# Hi y'all



## *JOKER* (Dec 31, 2004)

Hello. I've been lurking this site for about about a month. Since I'm about to close on a 1/2 acre property in Norfolk, VA, I figured it was time to register and start picking some brains. Nice site.


----------



## guest2 (Dec 27, 2003)

Wecome!!

What tractor do have or are you just looking for one now?


----------



## MowHoward2210 (Nov 2, 2003)

Welcome to TF *JOKER*! :friends: This is a great site with many helpful members.


----------



## jodyand (Sep 16, 2003)

Welcome to tractorforum Joker :friends: You have anything in mind or are you up for anything They have alot of people with alot of different makes and models here that can steer you to a good one.:driving:


----------



## Michael (Sep 16, 2003)

Yeah, We will help you spend your dollars   Welcome to the forum :lmao: :lmao: What do you have in mind?:truth:


----------



## ducati996 (Dec 27, 2003)

This sound familiar...have we met before?  

Ducati


----------



## Argee (Sep 17, 2003)

Welcome to the forum *JOKER*....it's a friendly place!


----------



## *JOKER* (Dec 31, 2004)

Thanks for the warm welcome. Sorry about the delayed reply, but I've been finalizing the purchase of a house, shopping for an LT and preparing all of my household goods for moving.

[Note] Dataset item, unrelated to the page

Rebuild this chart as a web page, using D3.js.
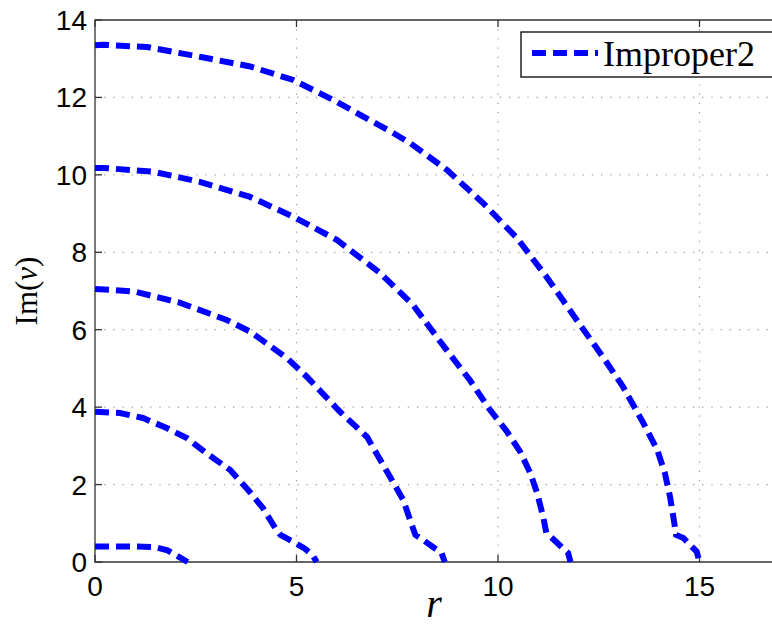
<!DOCTYPE html>
<html><head><meta charset="utf-8">
<script src="https://cdn.jsdelivr.net/npm/d3@7"></script>
<style>body{margin:0;background:#fff}svg{display:block}</style>
</head><body>
<svg id="c" width="772" height="627"></svg>
<script>
const seriesName = "Improper2";
const xTicks = [0, 5, 10, 15];
const yTicks = [0, 2, 4, 6, 8, 10, 12, 14];
const branch1 = [[0,0.4],[0.5,0.4],[1,0.4],[1.5,0.38],[1.8,0.3],[2.05,0.15],[2.3,0]];
const branch2 = [[0,3.88],[0.62,3.85],[1.19,3.72],[1.78,3.46],[2.28,3.2],[2.78,2.8],[3.35,2.38],[3.8,1.86],[4.17,1.39],[4.5,0.83],[4.6,0.7],[4.92,0.52],[5.2,0.35],[5.4,0.18],[5.5,0]];
const branch3 = [[0,7.05],[0.37,7.03],[1.0,6.98],[2.1,6.7],[3.27,6.25],[3.85,5.95],[4.76,5.27],[5.26,4.78],[6.08,3.88],[6.75,3.23],[7.32,2.2],[7.65,1.6],[7.82,1.08],[7.95,0.7],[8.14,0.57],[8.6,0.23],[8.68,0]];
const branch4 = [[0,10.18],[0.2,10.18],[1.45,10.08],[2.6,9.82],[3.85,9.43],[4.92,8.92],[6.0,8.32],[7.07,7.47],[7.9,6.63],[8.56,5.7],[9.3,4.7],[9.8,3.93],[10.2,3.4],[10.55,2.85],[10.8,2.3],[10.97,1.78],[11.12,1.17],[11.2,0.75],[11.34,0.62],[11.74,0.23],[11.8,0]];
const branch5 = [[0,13.35],[0.2,13.36],[1.3,13.3],[2.6,13.05],[3.85,12.8],[4.92,12.45],[5.9,11.94],[7.4,11.08],[7.82,10.82],[8.73,10.13],[9.63,9.27],[10.47,8.37],[11.2,7.37],[11.9,6.33],[12.6,5.3],[13.1,4.53],[13.6,3.6],[13.95,2.9],[14.14,2.3],[14.27,1.68],[14.35,1.17],[14.42,0.7],[14.6,0.62],[14.93,0.27],[15.0,0]];
const branches = [branch1, branch2, branch3, branch4, branch5];

const svg = d3.select("#c");
const L = 95, T = 20, B = 562;
const x = d3.scaleLinear().domain([0, 17]).range([L, L + 17 * 40.3]);
const y = d3.scaleLinear().domain([0, 14]).range([B, T]);
const right = 772;

// grid
const grid = svg.append("g").attr("stroke", "#999").attr("stroke-width", 1.2).attr("stroke-dasharray", "1.2,8");
xTicks.filter(t => t > 0).forEach(t => grid.append("line").attr("x1", x(t)).attr("x2", x(t)).attr("y1", T).attr("y2", B));
yTicks.filter(t => t > 0 && t < 14).forEach(t => grid.append("line").attr("x1", L).attr("x2", right).attr("y1", y(t)).attr("y2", y(t)));

// axes
const ax = svg.append("g").attr("stroke", "#333").attr("stroke-width", 1.3).attr("fill", "none");
ax.append("path").attr("d", `M${right},${T}H${L}V${B}H${right}`);
xTicks.forEach(t => {
  ax.append("line").attr("x1", x(t)).attr("x2", x(t)).attr("y1", B).attr("y2", B - 7);
  ax.append("line").attr("x1", x(t)).attr("x2", x(t)).attr("y1", T).attr("y2", T + 7);
});
yTicks.forEach(t => ax.append("line").attr("x1", L).attr("x2", L + 7).attr("y1", y(t)).attr("y2", y(t)));

const lab = svg.append("g").attr("font-family", "Liberation Sans, Arial, sans-serif").attr("font-size", 28).attr("fill", "#000");
xTicks.forEach(t => lab.append("text").attr("x", x(t)).attr("y", 596).attr("text-anchor", "middle").text(t));
yTicks.forEach(t => lab.append("text").attr("x", 87).attr("y", y(t) + 10).attr("text-anchor", "end").text(t));

// lines
const line = d3.line().x(d => x(d[0])).y(d => y(d[1]));
svg.append("g").selectAll("path").data(branches).join("path")
  .attr("d", line).attr("fill", "none").attr("stroke", "#0000ff")
  .attr("stroke-width", 6).attr("stroke-dasharray", "14,7");

// legend
const lg = svg.append("g");
lg.append("rect").attr("x", 521).attr("y", 32).attr("width", 280).attr("height", 45)
  .attr("fill", "#fff").attr("stroke", "#000").attr("stroke-width", 1.3);
lg.append("line").attr("x1", 532).attr("x2", 598).attr("y1", 53).attr("y2", 53)
  .attr("stroke", "#0000ff").attr("stroke-width", 6).attr("stroke-dasharray", "14,7");
lg.append("text").attr("x", 603).attr("y", 66).attr("font-family", "Liberation Serif, Times New Roman, serif")
  .attr("font-size", 36).text(seriesName);

// axis titles
svg.append("text").attr("x", 434).attr("y", 617).attr("text-anchor", "middle")
  .attr("font-family", "Liberation Serif, serif").attr("font-style", "italic").attr("font-size", 40).text("r");
const yl = svg.append("text").attr("transform", "translate(37,291) rotate(-90)").attr("text-anchor", "middle")
  .attr("font-family", "Liberation Serif, serif").attr("font-size", 31);
yl.append("tspan").text("Im(");
yl.append("tspan").attr("font-style", "italic").text("v");
yl.append("tspan").text(")");
</script>
</body></html>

I just purchased a Simp Regent that I'm very excited about. I can't wait to use it on last falls uncollected leaves on the new property! I hope this mulcher kit works!


----------



## Argee (Sep 17, 2003)

> _Originally posted by *JOKER* _
> *Thanks for the warm welcome. Sorry about the delayed reply, but I've been finalizing the purchase of a house, shopping for an LT and preparing all of my household goods for moving.
> 
> I just purchased a Simp Regent that I'm very excited about. I can't wait to use it on last falls uncollected leaves on the new property! I hope this mulcher kit works! *


And we can't wait to see pictures of it....For chroming see SJ or Sam or Jody....they have baby moons on there machines


----------



## jbetts13 (Dec 28, 2003)

welcome this is truly one of the best sites on the net l think every one if friendly and helpful


----------